- Theatrical release poster
- Directed by: Eric Small
- Written by: Eric Small
- Produced by: Tani Cohen; Eric Small;
- Starring: Armin Mueller-Stahl; Hayden Panettiere; Ryan Kelley; Kim Myers; George De La Peña; Michael Angarano; Peter Horton;
- Cinematography: Stephen M. Katz
- Edited by: Glenn Farr
- Music by: Luis Bacalov
- Production company: Bahr Productions Inc.
- Distributed by: Metro-Goldwyn-Mayer
- Release date: October 15, 2004;
- Running time: 99 minutes
- Country: United States
- Language: English

= The Dust Factory =

The Dust Factory is a 2004 film directed and written by Eric Small.

==Plot==
Ryan Flynn is a young boy who, traumatized by the death of his father, has not spoken aloud or exercised his imagination since. While on a walk with a friend, Ryan falls from a bridge and apparently drowns. He finds himself in a parallel universe called the Dust Factory, which houses all humans who are on the verge of death, but have yet to die. The Dust Factory's topography is immense, encompassing lakes, forests, mountains, and a wide field covered by dry grass. In the center of the Dust Factory is a circus pavilion whose Ringmaster is a figure of some authority and dread. Each person dwelling in the Dust Factory must enter the circus pavilion and make a leap (a literal leap of faith) across the arena into the arms of a trapeze artist to proceed into death or return to life. The latter decision occurs when a participant falls into the arena during the leap, leaving behind a pile of dust which marks the passage, gives the realm its name, and when disturbed allows the one doing so to enter a hidden chamber where they play a game of the individual's choosing against the Ringmaster. In the Factory, Ryan regains his voice and is reunited with his grandfather, whose alzheimer's disease has (in his real life) prevented him from communicating with his family. The grandfather, who is apparently knowledgeable about the inner workings of the Dust Factory, advises and tells him stories. The stories he tells, which outwardly appear to convey no obvious meaning, contain hidden parables that Ryan must solve. The theme of belief and hope versus cynicism or despair surfaces in relation to one of these.

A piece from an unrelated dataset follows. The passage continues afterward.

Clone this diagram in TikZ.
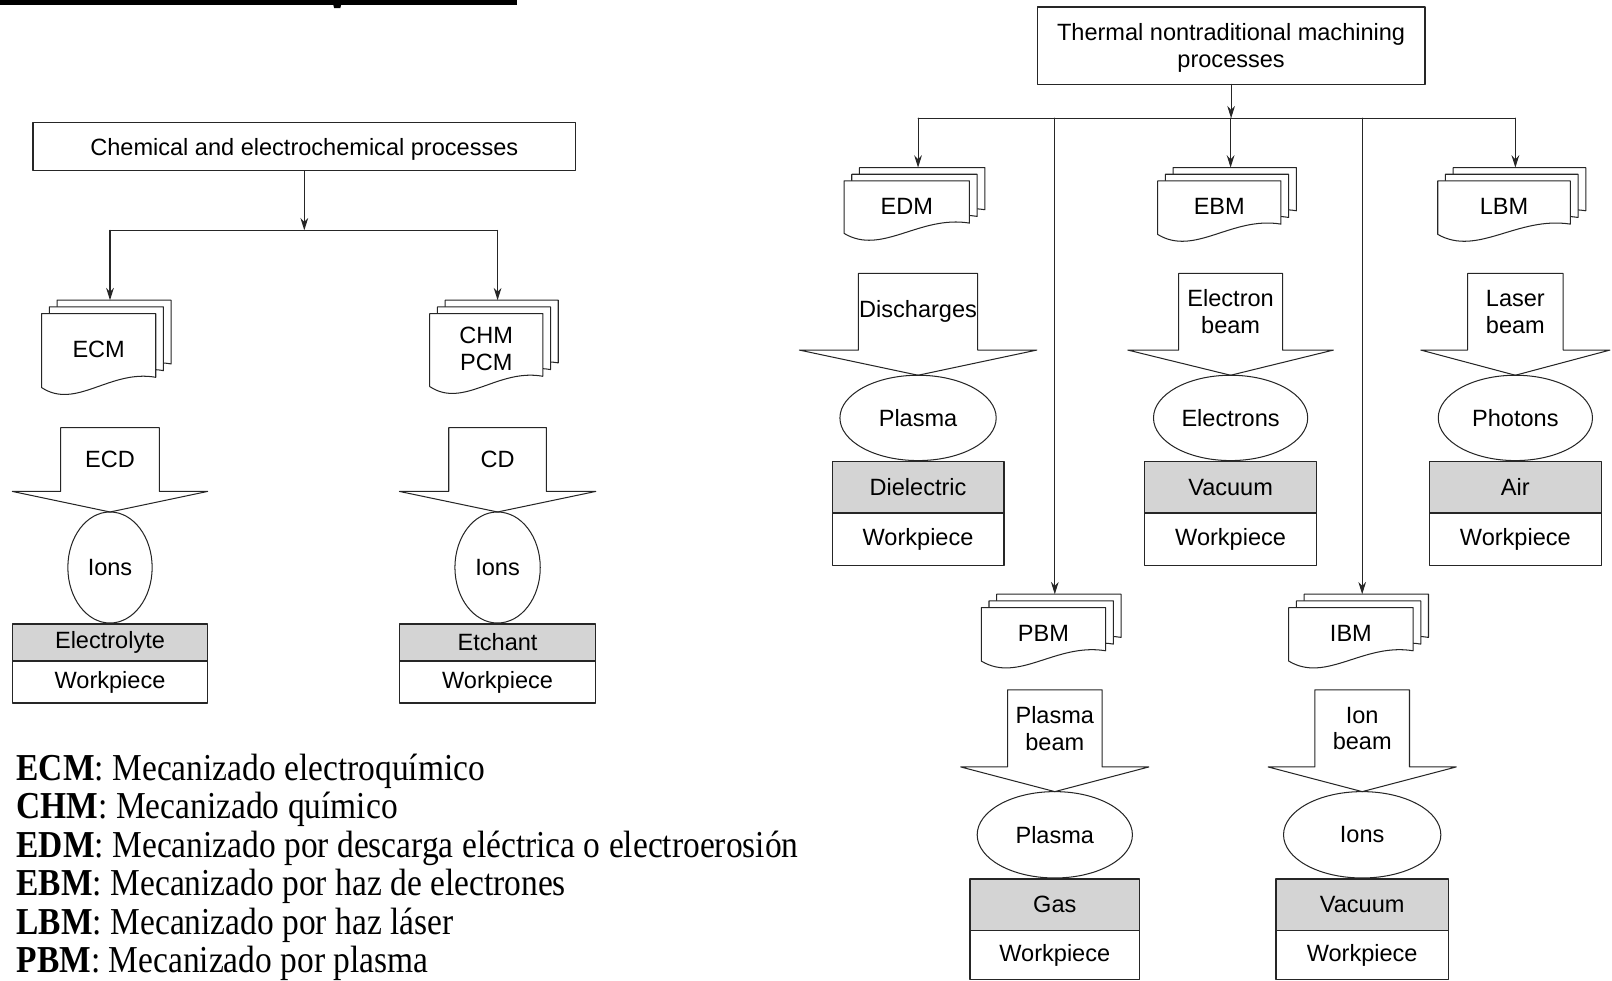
\documentclass[tikz,border=0pt]{standalone}
\usepackage{fontspec}
\setmainfont{Liberation Serif}
\setsansfont{Liberation Sans}
\newfontfamily\legendfont[FakeStretch=0.88]{Liberation Serif}
\usetikzlibrary{shapes.geometric,arrows.meta,positioning}

\begin{document}
\begin{tikzpicture}[
  x=1pt,
  y=-1pt,
  line cap=round,
  line join=round,
  font=\sffamily\fontsize{22.9}{26}\selectfont,
  thin line/.style={draw=black!85,line width=1pt},
  arr/.style={thin line,-{Stealth[length=12pt,width=7.5pt]}},
  titlebox/.style={thin line,line width=1.4pt,rectangle,
    inner sep=0pt,outer sep=0pt,align=center,text depth=0pt},
  medium/.style={thin line,ellipse,inner sep=0pt,outer sep=0pt},
  layerbox/.style={thin line,line width=1.4pt,rectangle,
    inner sep=0pt,outer sep=0pt},
  fluid/.style={layerbox,fill=black!17},
  pics/docstack/.style n args={3}{code={
    \foreach \k in {2,1,0} {
      \pgfmathsetmacro\xl{-11+\k*7.5-#1/2}
      \pgfmathsetmacro\xr{-11+\k*7.5+#1/2}
      \pgfmathsetmacro\yt{(2-\k)*6.5}
      \pgfmathsetmacro\yb{(2-\k)*6.5+#2}
      \draw[thin line,fill=white]
        (\xl,\yt) -- (\xl,\yb)
        .. controls ({\xl+0.3*#1},{\yb+22}) and ({\xl+0.6*#1},{\yb-18})
        .. (\xr,{\yb-10})
        -- (\xr,\yt) -- cycle;
    }
    \node[inner sep=0pt,align=center] (-text) at (-11,{12+#2/2}) {#3};
    \coordinate (-in) at (0,0);
  }},
  pics/blockarrow/.style n args={5}{code={
    \draw[thin line,fill=white]
      (-#1,0) -- (#1,0) -- (#1,#3) -- (#2,#3)
      -- (0,{#3+#4}) -- (-#2,#3) -- (-#1,#3) -- cycle;
    \node[inner sep=0pt,align=center] (-text) at (0,{#3/2}) {#5};
    \coordinate (-tip) at (0,{#3+#4});
  }}
]
  \useasboundingbox (0,0) rectangle (1568,954);

  % Subrayado del titulo (cortado)
  \draw[line width=5pt,line cap=butt] (0,2) -- (503,2);
  \fill (323,0) -- (333,0) -- (331,8) -- (325,8) -- cycle;

  % Procesos quimicos y electroquimicos
  \node[titlebox,minimum width=528pt,minimum height=47pt]
    (chem) at (296,142.5) {Chemical and electrochemical processes};
  \coordinate (lbus) at (296,224);

  % ECM
  \pic (ecm) at (107,292) {docstack={111}{72}{ECM}};
  \pic (ecd) at (107,416) {blockarrow={48}{95}{62}{20}{ECD}};
  \node[medium,minimum width=82pt,minimum height=108pt,
    below=0pt of ecd-tip] (ecmions) {Ions};
  \node[fluid,minimum width=190pt,minimum height=36pt,
    below=1pt of ecmions] (ecmfluid) {Electrolyte};
  \node[layerbox,minimum width=190pt,minimum height=41pt,
    below=0pt of ecmfluid] (ecmwork) {Workpiece};

  % CHM / PCM
  \pic (chm) at (484,292) {docstack={110}{71}{CHM\\PCM}};
  \pic (cd) at (484,416) {blockarrow={47.5}{95.5}{62}{20}{CD}};
  \node[medium,minimum width=83pt,minimum height=108pt,
    below=0pt of cd-tip] (chmions) {Ions};
  \node[fluid,minimum width=191pt,minimum height=36pt,
    below=1pt of chmions] (chmfluid) {Etchant};
  \node[layerbox,minimum width=191pt,minimum height=41pt,
    below=0pt of chmfluid] (chmwork) {Workpiece};

  \draw[arr] (chem.south) -- (lbus);
  \draw[thin line] (ecm-in |- lbus) -- (chm-in |- lbus);
  \draw[arr] (ecm-in |- lbus) -- (ecm-in);
  \draw[arr] (chm-in |- lbus) -- (chm-in);

  % Procesos termicos
  \node[titlebox,minimum width=377pt,minimum height=75pt]
    (thermal) at (1197.5,44.5)
    {Thermal nontraditional machining\\processes};
  \coordinate (tbus) at (1197,115);

  % EDM
  \pic (edm) at (893,163) {docstack={122}{51}{EDM}};
  \pic (dis) at (893,266) {blockarrow={58}{115.5}{74.5}{24.5}{Discharges}};
  \node[medium,minimum width=152pt,minimum height=83pt,
    below=0pt of dis-tip] (edmplasma) {Plasma};
  \node[fluid,minimum width=167pt,minimum height=50pt,
    below=1pt of edmplasma] (edmfluid) {Dielectric};
  \node[layerbox,minimum width=167pt,minimum height=51pt,
    below=0pt of edmfluid] (edmwork) {Workpiece};

  % EBM
  \pic (ebm) at (1197,163) {docstack={120}{52}{EBM}};
  \pic (eb) at (1197,266) {blockarrow={50.5}{100}{74.5}{24.5}{Electron\\beam}};
  \node[medium,minimum width=150pt,minimum height=83pt,
    below=0pt of eb-tip] (ebmelec) {Electrons};
  \node[fluid,minimum width=167pt,minimum height=50pt,
    below=1pt of ebmelec] (ebmfluid) {Vacuum};
  \node[layerbox,minimum width=167pt,minimum height=51pt,
    below=0pt of ebmfluid] (ebmwork) {Workpiece};

  % LBM
  \pic (lbm) at (1474,163) {docstack={129}{52}{LBM}};
  \pic (lb) at (1474,266) {blockarrow={46.5}{92}{74.5}{24.5}{Laser\\beam}};
  \node[medium,minimum width=150pt,minimum height=83pt,
    below=0pt of lb-tip] (lbmphot) {Photons};
  \node[fluid,minimum width=167pt,minimum height=50pt,
    below=1pt of lbmphot] (lbmfluid) {Air};
  \node[layerbox,minimum width=167pt,minimum height=51pt,
    below=0pt of lbmfluid] (lbmwork) {Workpiece};

  % PBM
  \pic (pbm) at (1026,578) {docstack={121}{52}{PBM}};
  \pic (pb) at (1026,671) {blockarrow={46}{91.5}{75}{24}{Plasma\\beam}};
  \node[medium,minimum width=151pt,minimum height=84pt,
    below=0pt of pb-tip] (pbmplasma) {Plasma};
  \node[fluid,minimum width=165pt,minimum height=50pt,
    below=1pt of pbmplasma] (pbmfluid) {Gas};
  \node[layerbox,minimum width=165pt,minimum height=48pt,
    below=0pt of pbmfluid] (pbmwork) {Workpiece};

  % IBM
  \pic (ibm) at (1325,578) {docstack={121}{52}{IBM}};
  \pic (ib) at (1325,671) {blockarrow={46}{91.5}{75}{24}{Ion\\beam}};
  \node[medium,minimum width=153pt,minimum height=84pt,
    below=0pt of ib-tip] (ibmions) {Ions};
  \node[fluid,minimum width=168pt,minimum height=50pt,
    below=1pt of ibmions] (ibmfluid) {Vacuum};
  \node[layerbox,minimum width=168pt,minimum height=48pt,
    below=0pt of ibmfluid] (ibmwork) {Workpiece};

  \draw[arr] (thermal.south) -- (thermal.south |- tbus);
  \draw[thin line] (edm-in |- tbus) -- (lbm-in |- tbus);
  \foreach \p in {edm,ebm,lbm,pbm,ibm}
    \draw[arr] (\p-in |- tbus) -- (\p-in);

  % Leyenda
  \foreach \abbr/\desc [count=\i] in {
    ECM/Mecanizado electroquímico,
    CHM/Mecanizado químico,
    EDM/Mecanizado por descarga eléctrica o electroerosión,
    EBM/Mecanizado por haz de electrones,
    LBM/Mecanizado por haz láser,
    PBM/Mecanizado por plasma}
    \node[anchor=base west,inner sep=0pt,
      font=\legendfont\fontsize{37}{37.5}\selectfont]
      (leg-\abbr) at (16,{759+37.4*(\i-1)}) {\textbf{\abbr}: \desc};
\end{tikzpicture}
\end{document}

Throughout the main body of the plot, Ryan spends a single endless day exploring the Dust Factory under weather conditions that are always favorable to wandering through the environments and marveling at natural beauty. He is guided by his grandfather and accompanied by a girl of his own age called Melanie Lewis, who has been in the Dust Factory for years, lacks any memory of her previous life, and lives under the illusion that the climate is of perpetual winter, despite the appearance to Ryan and the viewer of interminable summer. Melanie and Ryan, under the eye of Ryan's grandfather, become intimate friends. Their time is passed in an emotional atmosphere of joy and discovery, mitigated only by the influence of the mysterious Ringmaster, who interferes several times with their activity, and by Melanie's conflict with Ryan's grandfather, who wishes Ryan to make the leap across the arena and thereby contradicts Melanie's desire that all things remain as they are forever. Matters gradually reach a climax, after which Ryan's grandfather makes the leap and dies. Subsequently, against Melanie's wishes (who does not want to be left alone in the Dust Factory), Ryan makes the leap himself, but falls into the pile of dust and is sent back to life. Melanie then defies her own delusion of continual winter and makes the decision to determine her own fate.

Having returned to life, Ryan resurfaces from beneath the water and is rescued by his friend. Although he no longer has any conscious memory of the Dust Factory, it seems to be present in his subconscious, as implied by the facts that he has regained his voice, and a general feeling of joy in life. He subsequently encounters Melanie, who in real life has recovered from a cerebral aneurysm. Although neither Ryan or Melanie has any conscious memory of the other, they appear to subconsciously recognize each other.

==Cast==
- Armin Mueller-Stahl as Grandpa Randolph
- Hayden Panettiere as Melanie Lewis
- Ryan Kelley as Ryan Flynn
- Kim Myers as Angie Flynn
- George De La Peña as Ringmaster
- Michael Angarano as Rocky Mazzelli
- Peter Horton as Lionel

==Reception==
The film has a 9% rating on Rotten Tomatoes.

==Syndication==
It currently airs on The 3 on Epix and has also aired on MGM HD.